MC USA to train investigators of ministerial misconduct

Mennonite Church USA logoELKHART, Indiana (Mennonite Church USA) – The office of Leadership Development of MC USA will hold an Investigator Training for Ministerial Misconduct to take place on March 2-4, 2018 in the Elkhart, Indiana office. By offering the training, MC USA seeks to create a pool of trained investigators should the event of misconduct arise anywhere in the denomination. Each area conference has been asked to send one or two participants to the training.

In order to make the training more accessible, MC USA and the Panel for Sexual Abuse Prevention will jointly cover all of the registration costs for people sent as area conference participants. Mennonite colleges, agencies and sister denominations are also invited to join the training with a registration rate of $350 per person. The misconduct training will be led by FaithTrust Institute, a multifaith organization that provides tools to address issues related to sexual abuse prevention and response.

“We take all misconduct complaints seriously and want to handle them with as much integrity as possible,” said Nancy Kauffmann, denominational minister of MC USA. “One of the ways we want to help equip conferences to respond appropriately when the need arises is to have a pool of trained investigators in our system.”

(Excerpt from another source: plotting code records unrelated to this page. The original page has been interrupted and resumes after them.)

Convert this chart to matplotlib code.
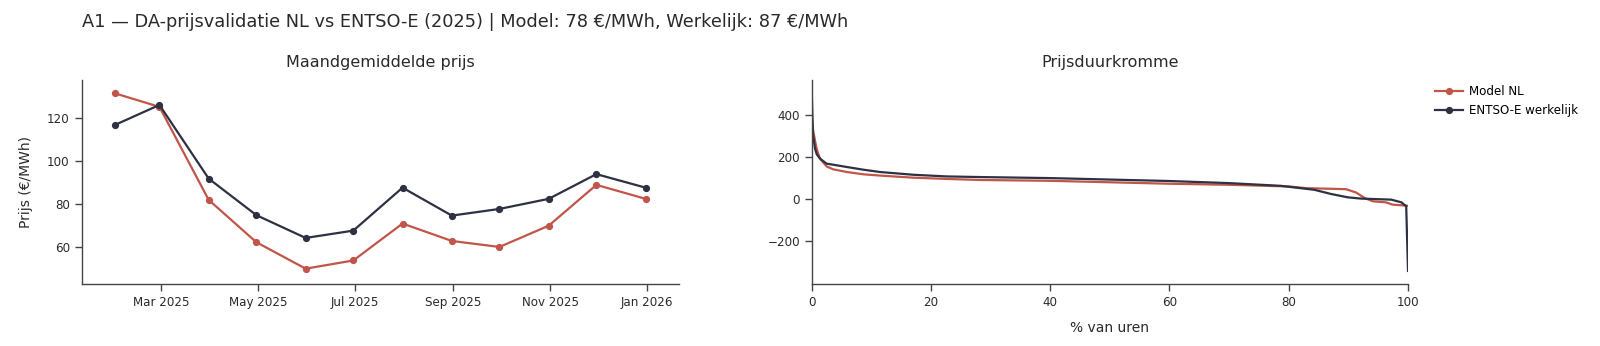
import datetime as dt
import matplotlib
matplotlib.use("Agg")
import matplotlib.pyplot as plt
import matplotlib.dates as mdates

plt.rcParams['font.family'] = ['DejaVu Sans']

# maandgemiddelden (maandeinde-datums)
months = [(dt.date(2025 + (m // 12), m % 12 + 1, 1) - dt.timedelta(days=1)) for m in range(1, 13)]
model_month = [131.6, 125.3, 82.0, 62.3, 50.0, 53.8, 71.0, 62.9, 60.1, 70.0, 89.0, 82.5]
entsoe_month = [116.9, 126.2, 91.9, 74.9, 64.3, 67.7, 87.7, 74.7, 77.8, 82.5, 94.0, 87.7]

model_pct = [0.0, 0.2, 0.6, 0.9, 1.4, 2.5, 3.6, 5.9, 8.7, 11.5, 17.0, 22.6, 28.2, 40.0, 60.0,
             70.0, 80.0, 82.9, 89.6, 91.3, 92.7, 94.1, 96.3, 97.4, 100.0]
model_price = [400, 336, 272, 233, 193, 156, 142, 129, 118, 112, 102, 96, 91, 87, 73,
               68, 60, 52, 47, 31, 5, -11, -16, -27, -32]
entsoe_pct = [0.0, 0.2, 0.56, 0.84, 1.4, 2.5, 3.6, 5.9, 8.7, 11.5, 17.0, 22.6, 28.2, 40.0, 60.0,
              70.0, 78.7, 84.3, 87.1, 89.9, 92.1, 97.2, 98.9, 99.7, 100.0]
entsoe_price = [520, 312, 241, 214, 193, 169, 164, 153, 140, 129, 116, 108, 105, 100, 86,
                76, 63, 44, 24, 8, 2, -3, -16, -35, -344]

RED = '#c0554a'
DARK = '#2d3142'
TXT = '#2a2a2a'
W, H = 1600, 346

fig = plt.figure(figsize=(W / 100, H / 100), dpi=100)

def px_axes(x0, x1, y0, y1):
    return fig.add_axes([x0 / W, 1 - y1 / H, (x1 - x0) / W, (y1 - y0) / H])

ax1 = px_axes(81.6, 679, 79.6, 283.7)
ax2 = px_axes(811.7, 1408, 79.6, 283.7)

for ax in (ax1, ax2):
    for s in ('top', 'right'):
        ax.spines[s].set_visible(False)
    for s in ('left', 'bottom'):
        ax.spines[s].set_color('#444444')
        ax.spines[s].set_linewidth(1.0)
    ax.tick_params(direction='out', length=5, width=1, color='#444444',
                   labelsize=8.6, labelcolor=TXT)

l1, = ax1.plot(months, model_month, color=RED, lw=1.6, marker='o', ms=4.2, label='Model NL')
l2, = ax1.plot(months, entsoe_month, color=DARK, lw=1.6, marker='o', ms=4.2, label='ENTSO-E werkelijk')
ax1.set_xlim(dt.date(2025, 1, 10), dt.date(2026, 1, 21))
ax1.set_ylim(43, 138)
ax1.set_yticks([60, 80, 100, 120])
ax1.xaxis.set_major_locator(mdates.MonthLocator(bymonth=[1, 3, 5, 7, 9, 11]))
ax1.xaxis.set_major_formatter(mdates.DateFormatter('%b %Y'))
ax1.set_ylabel('Prijs (€/MWh)', fontsize=10, color=TXT, labelpad=10)
ax1.set_title('Maandgemiddelde prijs', fontsize=11.5, color=TXT, pad=9)

ax2.plot(model_pct, model_price, color=RED, lw=1.6)
ax2.plot(entsoe_pct, entsoe_price, color=DARK, lw=1.6)
ax2.set_xlim(0, 100)
ax2.set_ylim(-405, 571)
ax2.set_yticks([-200, 0, 200, 400])
ax2.set_xticks([0, 20, 40, 60, 80, 100])
ax2.set_xlabel('% van uren', fontsize=10, color=TXT, labelpad=9)
ax2.set_title('Prijsduurkromme', fontsize=11.5, color=TXT, pad=9)

fig.legend(handles=[l1, l2], loc='upper left', bbox_to_anchor=(1430 / W, 1 - 80 / H),
           frameon=False, fontsize=8.6, handlelength=2.4, handletextpad=0.5,
           labelspacing=0.55, borderaxespad=0)

fig.text(81.6 / W, 1 - 22.4 / H,
         'A1 — DA-prijsvalidatie NL vs ENTSO-E (2025) | Model: 78 €/MWh, Werkelijk: 87 €/MWh',
         fontsize=12.8, color=TXT, va='center', ha='left')

fig.savefig('out.png', dpi=100)
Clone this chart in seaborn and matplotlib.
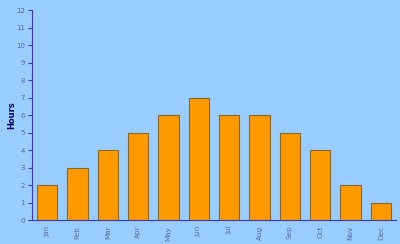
import matplotlib
matplotlib.use("Agg")
import matplotlib.pyplot as plt
import seaborn as sns
import pandas as pd
import numpy as np

months = ["Jan", "Feb", "Mar", "Apr", "May", "Jun", "Jul", "Aug", "Sep", "Oct", "Nov", "Dec"]
hours = [2, 3, 4, 5, 6, 7, 6, 6, 5, 4, 2, 1]
y_ticks = list(range(0, 13))

sns.set_style("white")
plt.rcParams['font.family'] = ['DejaVu Sans']

bg = "#99CCFF"
df = pd.DataFrame({"month": months, "hours": hours})

fig = plt.figure(figsize=(4.0, 2.44), dpi=100, facecolor=bg)
ax = fig.add_axes([0.08, 0.098, 0.91, 0.861])
ax.set_facecolor(bg)
sns.barplot(data=df, x="month", y="hours", color="#FF9900", saturation=1,
            width=0.66, edgecolor="#8A6A2A", linewidth=0.8, ax=ax)

ax.set_ylim(0, 12)
ax.set_xlim(-0.5, len(months) - 0.5)
ax.set_yticks(y_ticks)
ax.set_yticklabels([str(t) for t in y_ticks], fontsize=5, color="#5A6A9A")
ax.set_xticks(range(len(months)))
ax.set_xticklabels(months, rotation=90, fontsize=5.2, color="#5A6A9A")
ax.tick_params(axis="x", length=0, pad=4)
ax.set_xticks(np.arange(-0.5, len(months)), minor=True)
ax.tick_params(axis="x", which="minor", length=3, color="#3A3ACC", width=0.8)
ax.tick_params(axis="y", length=3, color="#3A3ACC", width=0.8, pad=2, left=True)

for s in ["top", "right"]:
    ax.spines[s].set_visible(False)
for s in ["left", "bottom"]:
    ax.spines[s].set_color("#3A3ACC")
    ax.spines[s].set_linewidth(0.8)

ax.set_xlabel("")
ax.set_ylabel("Hours", fontsize=6, fontweight="bold", color="#000066")
ax.yaxis.set_label_coords(-0.042, 0.5)

fig.savefig("out.png", dpi=100, facecolor=bg)
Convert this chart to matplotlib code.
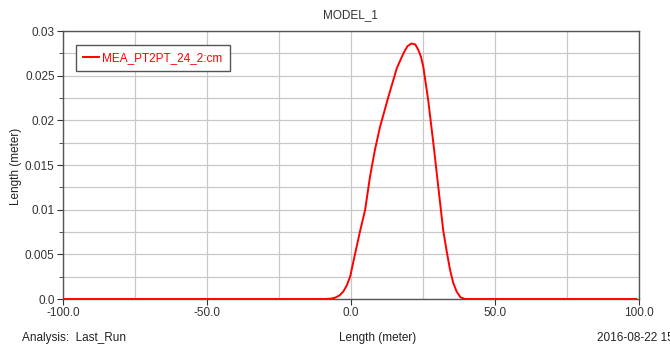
import numpy as np
import matplotlib
matplotlib.use("Agg")
import matplotlib.pyplot as plt
from matplotlib.ticker import MultipleLocator, FormatStrFormatter

# curve (x in meter, y in meter)
length_x = [-100.0, -9.0, -7.0, -5.5, -4.0, -2.7, -1.5, -0.3, 1.4, 3.1, 4.9, 6.6,
            8.3, 10.1, 13.0, 15.9, 18.2, 19.6, 21.0, 22.3, 23.4, 24.3, 25.1, 26.8,
            28.6, 30.3, 32.0, 33.3, 34.4, 35.5, 36.7, 38.0, 39.5, 99.0]
length_y = [0.0, 0.0, 0.00004, 0.00015, 0.0004, 0.00082, 0.0015, 0.0025, 0.00504,
            0.00753, 0.00996, 0.0137, 0.01668, 0.0193, 0.02265, 0.02583, 0.0275,
            0.0283, 0.0286, 0.0285, 0.02787, 0.0271, 0.0260, 0.02228, 0.01743,
            0.01257, 0.00772, 0.0052, 0.00325, 0.0018, 0.00082, 0.0002, 0.0, 0.0]
series_name = "MEA_PT2PT_24_2:cm"
y_tick_labels = ['0.0', '0.005', '0.01', '0.015', '0.02', '0.025', '0.03']

plt.rcParams['font.family'] = ['Liberation Sans', 'DejaVu Sans']

fig = plt.figure(figsize=(6.7, 3.49), dpi=100)
ax = fig.add_axes([63/670, 1 - 299/349, 576/670, 268/349])

ax.plot(length_x, length_y, color='red', lw=1.4, label=series_name, zorder=3)

ax.set_xlim(-100, 100)
ax.set_ylim(0, 0.03)
ax.xaxis.set_major_locator(MultipleLocator(50))
ax.xaxis.set_minor_locator(MultipleLocator(25))
ax.xaxis.set_major_formatter(FormatStrFormatter('%.1f'))
ax.set_yticks(np.arange(0, 0.0301, 0.005))
ax.set_yticklabels(y_tick_labels)
ax.yaxis.set_minor_locator(MultipleLocator(0.0025))

ax.grid(which='both', color='#c8c8c8', lw=0.9)
ax.set_axisbelow(True)
ax.tick_params(axis='x', which='minor', length=0)
ax.tick_params(axis='both', which='major', length=4, labelsize=8.5, colors='#333333', pad=2)
ax.tick_params(axis='y', which='minor', length=3, color='#333333')
for s in ax.spines.values():
    s.set_color('#555555')
    s.set_linewidth(1.0)

leg = ax.legend(loc='upper left', bbox_to_anchor=(0.013, 0.97), fontsize=8.5,
                handlelength=1.3, handletextpad=0.3, fancybox=False, framealpha=1,
                borderpad=0.6)
leg.get_frame().set_edgecolor('#555555')
for t in leg.get_texts():
    t.set_color('red')

fig.text(350/670, 1 - 15/349, 'MODEL_1', ha='center', va='center', fontsize=8.5, color='#333333')
fig.text(22/670, 1 - 338/349, 'Analysis:  Last_Run', ha='left', va='center', fontsize=8.5, color='#222222')
fig.text(378/670, 1 - 338/349, 'Length (meter)', ha='center', va='center', fontsize=8.5, color='#222222')
fig.text(597/670, 1 - 338/349, '2016-08-22 15', ha='left', va='center', fontsize=8.5, color='#222222')
fig.text(16/670, 1 - 166/349, 'Length (meter)', ha='center', va='center', rotation=90,
         fontsize=8.5, color='#222222')

fig.savefig('out.png', dpi=100)
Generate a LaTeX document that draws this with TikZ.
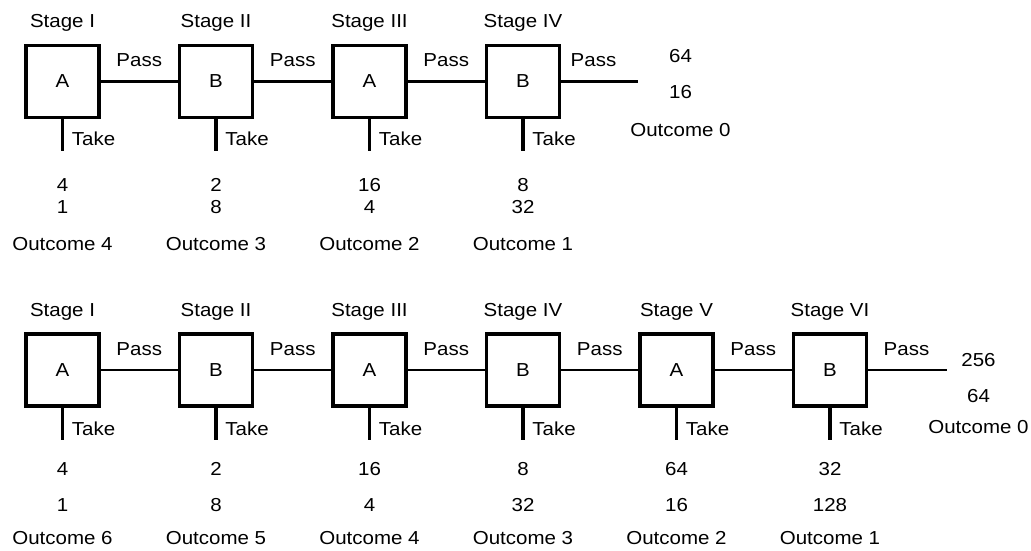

The Investigator Training supports MC USA’s Ministerial Sexual Misconduct Policy and Procedure. The policy states that three investigators must be appointed to conduct a thorough and timely investigation of any complaint a conference receives against a credentialed leader for sexual and/or other misconduct. Investigators are to be appointed by the conference minister, or if the National Office determines a conflict of interest, an alternative facilitator will appoint them.

According to MC USA’s ministerial misconduct policy, an investigative team should include the following:

  • Three members, at least one male and one female
  • Members who are as “independent” as possible – not connected with the accused leader’s congregation and at least one member with no connection to the area conference
  • Members who are familiar with issues of abuse, mental health, substance abuse, domestic violence and trauma
  • Members who are “known to be fair, objective, honest, of mature Christian character”

MC USA policy also recommends that the investigative team should “consider working with a professional investigator who has specialized in sexual abuse.”

By creating a pool of trained investigators, MC USA is making efforts to change denominational culture—equipping people with education and tools so that more are prepared to recognize abuse, listen to victims and hold leaders accountable, Kauffman explained.

“Our office is committed to zero tolerance of ministerial sexual misconduct,” said Terry Shue, director of Leadership Development. “Two ways we currently work at this is by providing resources for ministerial healthy boundaries and developing a network of investigators of misconduct as our commitment to the church.”